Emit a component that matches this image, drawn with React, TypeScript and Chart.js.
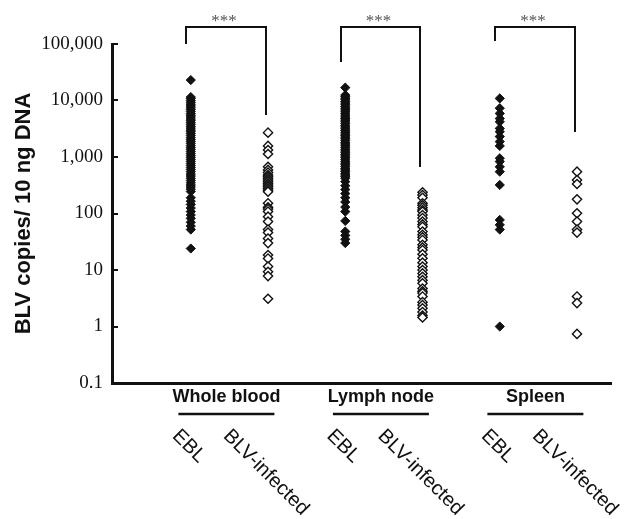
import React, { useEffect, useRef } from 'react';
import Chart from 'chart.js/auto';

const categories = ['EBL', 'BLV-infected', 'EBL', 'BLV-infected', 'EBL', 'BLV-infected'];
const groups = ['Whole blood', 'Lymph node', 'Spleen'];
const yTicks = [0.1, 1, 10, 100, 1000, 10000, 100000];
const yTickLabels = ['0.1', '1', '10', '100', '1,000', '10,000', '100,000'];
const yTitle = 'BLV copies/ 10 ng DNA';

const wholeBloodEBL = [23000, 11500, 10800, 10000, 9300, 8600, 8000, 7400, 6900, 6400, 5900, 5500, 5100, 4700, 4400, 4100, 3800, 3500, 3250, 3000, 2800, 2600, 2400, 2200, 2050, 1900, 1750, 1600, 1480, 1370, 1260, 1160, 1070, 990, 910, 840, 770, 710, 650, 600, 550, 500, 460, 420, 385, 350, 320, 295, 270, 245, 190, 165, 145, 125, 108, 94, 82, 70, 60, 52, 24];
const wholeBloodBLV = [2700, 1570, 1330, 1130, 670, 590, 530, 480, 450, 420, 390, 366, 340, 319, 300, 279, 260, 243, 152, 129, 120, 108, 88, 72, 52, 46, 36, 30, 18.4, 16, 11.5, 9.3, 7.8, 3.1];
const lymphNodeEBL = [16900, 12500, 11800, 11000, 10300, 9600, 9000, 8400, 7800, 7300, 6800, 6300, 5900, 5500, 5100, 4800, 4500, 4200, 3900, 3600, 3400, 3150, 2950, 2750, 2550, 2400, 2250, 2100, 1950, 1800, 1700, 1580, 1470, 1370, 1280, 1190, 1110, 1040, 970, 900, 840, 780, 730, 680, 630, 590, 550, 510, 480, 450, 420, 366, 310, 265, 225, 190, 160, 130, 108, 74, 48, 41, 35, 30];
const lymphNodeBLV = [237, 212, 190, 152, 140, 127, 115, 108, 94, 83, 72, 64, 58, 48, 42, 38, 34, 28, 25, 22.6, 19, 16.1, 13.5, 11.5, 10, 8.7, 7.6, 6.6, 5.8, 4.7, 4.2, 3.9, 3.4, 2.7, 2.4, 2.1, 1.8, 1.56, 1.45];
const spleenEBL = [10900, 7300, 5900, 4800, 4200, 3200, 2800, 2300, 1870, 1570, 950, 830, 670, 550, 320, 77, 63, 52, 1.0];
const spleenBLV = [550, 390, 333, 178, 101, 72, 52, 46, 3.4, 2.6, 0.74];

const seriesValues = [wholeBloodEBL, wholeBloodBLV, lymphNodeEBL, lymphNodeBLV, spleenEBL, spleenBLV];

// significance brackets: [from category, to category], top value, leg end values
const bracketPairs = [[1, 2], [3, 4], [5, 6]];
const bracketTop = 200000;
const bracketLeftEnd = [100000, 48000, 113000];
const bracketRightEnd = [5530, 665, 2770];
const significance = ['***', '***', '***'];

const INK = '#111';

const annotPlugin = {
  id: 'annot',
  afterDraw(chart: any) {
    const { ctx, chartArea, scales } = chart;
    const x = scales.x;
    const y = scales.y;
    ctx.save();
    // inward tick marks
    ctx.strokeStyle = INK;
    ctx.lineWidth = 2;
    yTicks.forEach((v) => {
      const py = Math.round(y.getPixelForValue(v));
      ctx.beginPath();
      ctx.moveTo(chartArea.left, py);
      ctx.lineTo(chartArea.left + 6, py);
      ctx.stroke();
    });
    // brackets
    bracketPairs.forEach((p, i) => {
      const xl = Math.round(x.getPixelForValue(p[0] - 0.06));
      const xr = Math.round(x.getPixelForValue(p[1] - 0.03));
      const yt = Math.round(y.getPixelForValue(bracketTop));
      ctx.strokeStyle = INK;
      ctx.lineWidth = 2;
      ctx.beginPath();
      ctx.moveTo(xl, y.getPixelForValue(bracketLeftEnd[i]));
      ctx.lineTo(xl, yt);
      ctx.lineTo(xr, yt);
      ctx.lineTo(xr, y.getPixelForValue(bracketRightEnd[i]));
      ctx.stroke();
      ctx.fillStyle = '#555';
      ctx.font = '17px "Liberation Serif"';
      ctx.textAlign = 'center';
      ctx.textBaseline = 'alphabetic';
      ctx.fillText(significance[i], (xl + xr) / 2 - 2, yt - 1);
    });
    // group labels with underline
    const bottom = chartArea.bottom;
    groups.forEach((g, i) => {
      const gc = (x.getPixelForValue(i * 2 + 1) + x.getPixelForValue(i * 2 + 2)) / 2 - 3;
      ctx.fillStyle = INK;
      ctx.font = 'bold 18px "Liberation Sans"';
      ctx.textAlign = 'center';
      ctx.textBaseline = 'middle';
      ctx.fillText(g, gc, bottom + 14);
      ctx.strokeStyle = INK;
      ctx.lineWidth = 2.5;
      ctx.beginPath();
      ctx.moveTo(gc - 48, bottom + 31);
      ctx.lineTo(gc + 48, bottom + 31);
      ctx.stroke();
    });
    // rotated category labels
    ctx.font = '20px "Liberation Sans"';
    categories.forEach((c, i) => {
      const cx = x.getPixelForValue(i + 1) - 2;
      const w = ctx.measureText(c).width;
      const h = 14;
      const cy = bottom + 45 + 0.7071 * (w + h) / 2;
      ctx.save();
      ctx.translate(cx, cy);
      ctx.rotate(Math.PI / 4);
      ctx.fillStyle = INK;
      ctx.textAlign = 'center';
      ctx.textBaseline = 'middle';
      ctx.fillText(c, 0, 0);
      ctx.restore();
    });
    ctx.restore();
  },
};

export default function App() {
  const canvasRef = useRef<HTMLCanvasElement | null>(null);

  useEffect(() => {
    const canvas = canvasRef.current;
    if (!canvas) return;
    const datasets = seriesValues.map((vals, i) => {
      const filled = i % 2 === 0;
      return {
        label: categories[i],
        data: vals.map((v) => ({ x: i + 1, y: v })),
        pointStyle: 'rectRot',
        pointRadius: 4.6,
        pointHoverRadius: 4.6,
        backgroundColor: filled ? INK : '#ffffff',
        borderColor: INK,
        borderWidth: filled ? 1 : 1.4,
        clip: false,
      };
    });
    const chart = new Chart(canvas, {
      type: 'scatter',
      data: { datasets } as any,
      options: {
        responsive: false,
        animation: false,
        events: [],
        layout: { padding: { top: 44, right: 19, bottom: 0, left: 0 } },
        plugins: { legend: { display: false }, tooltip: { enabled: false } },
        scales: {
          x: {
            type: 'linear',
            min: -0.02,
            max: 6.44,
            ticks: { display: false },
            grid: { display: false, drawTicks: false },
            border: { display: true, width: 3, color: INK },
            afterFit: (s: any) => { s.height = 136; },
          },
          y: {
            type: 'logarithmic',
            min: 0.1,
            max: 100000,
            afterBuildTicks: (s: any) => { s.ticks = yTicks.map((v) => ({ value: v })); },
            ticks: {
              autoSkip: false,
              padding: 9,
              color: INK,
              font: { family: '"Liberation Serif"', size: 19 },
              callback: (v: any) => {
                const idx = yTicks.indexOf(Number(v));
                return idx >= 0 ? yTickLabels[idx] : '';
              },
            },
            grid: { display: false, drawTicks: false },
            border: { display: true, width: 3, color: INK },
            title: {
              display: true,
              text: yTitle,
              color: INK,
              font: { family: '"Liberation Sans"', size: 22, weight: 'bold' },
              padding: { top: 11, bottom: 0 },
            },
            afterFit: (s: any) => { s.width = 112; },
          },
        },
      } as any,
      plugins: [annotPlugin],
    });
    return () => chart.destroy();
  }, []);

  return (
    <div style={{ position: 'absolute', left: 0, top: 0, width: 630, height: 519, background: '#fff' }}>
      <canvas ref={canvasRef} width={630} height={519} style={{ display: 'block' }} />
    </div>
  );
}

^^^^^^^^

GIVEN PROBLEM:
Return only the lines from the start of the data through the line that contains "3.4, 2.6, 0.74];", please, copying them exactly and omitting all pictures.

SOLUTION BELOW:
Emit a component that matches this image, drawn with React, TypeScript and Chart.js.
import React, { useEffect, useRef } from 'react';
import Chart from 'chart.js/auto';

const categories = ['EBL', 'BLV-infected', 'EBL', 'BLV-infected', 'EBL', 'BLV-infected'];
const groups = ['Whole blood', 'Lymph node', 'Spleen'];
const yTicks = [0.1, 1, 10, 100, 1000, 10000, 100000];
const yTickLabels = ['0.1', '1', '10', '100', '1,000', '10,000', '100,000'];
const yTitle = 'BLV copies/ 10 ng DNA';

const wholeBloodEBL = [23000, 11500, 10800, 10000, 9300, 8600, 8000, 7400, 6900, 6400, 5900, 5500, 5100, 4700, 4400, 4100, 3800, 3500, 3250, 3000, 2800, 2600, 2400, 2200, 2050, 1900, 1750, 1600, 1480, 1370, 1260, 1160, 1070, 990, 910, 840, 770, 710, 650, 600, 550, 500, 460, 420, 385, 350, 320, 295, 270, 245, 190, 165, 145, 125, 108, 94, 82, 70, 60, 52, 24];
const wholeBloodBLV = [2700, 1570, 1330, 1130, 670, 590, 530, 480, 450, 420, 390, 366, 340, 319, 300, 279, 260, 243, 152, 129, 120, 108, 88, 72, 52, 46, 36, 30, 18.4, 16, 11.5, 9.3, 7.8, 3.1];
const lymphNodeEBL = [16900, 12500, 11800, 11000, 10300, 9600, 9000, 8400, 7800, 7300, 6800, 6300, 5900, 5500, 5100, 4800, 4500, 4200, 3900, 3600, 3400, 3150, 2950, 2750, 2550, 2400, 2250, 2100, 1950, 1800, 1700, 1580, 1470, 1370, 1280, 1190, 1110, 1040, 970, 900, 840, 780, 730, 680, 630, 590, 550, 510, 480, 450, 420, 366, 310, 265, 225, 190, 160, 130, 108, 74, 48, 41, 35, 30];
const lymphNodeBLV = [237, 212, 190, 152, 140, 127, 115, 108, 94, 83, 72, 64, 58, 48, 42, 38, 34, 28, 25, 22.6, 19, 16.1, 13.5, 11.5, 10, 8.7, 7.6, 6.6, 5.8, 4.7, 4.2, 3.9, 3.4, 2.7, 2.4, 2.1, 1.8, 1.56, 1.45];
const spleenEBL = [10900, 7300, 5900, 4800, 4200, 3200, 2800, 2300, 1870, 1570, 950, 830, 670, 550, 320, 77, 63, 52, 1.0];
const spleenBLV = [550, 390, 333, 178, 101, 72, 52, 46, 3.4, 2.6, 0.74];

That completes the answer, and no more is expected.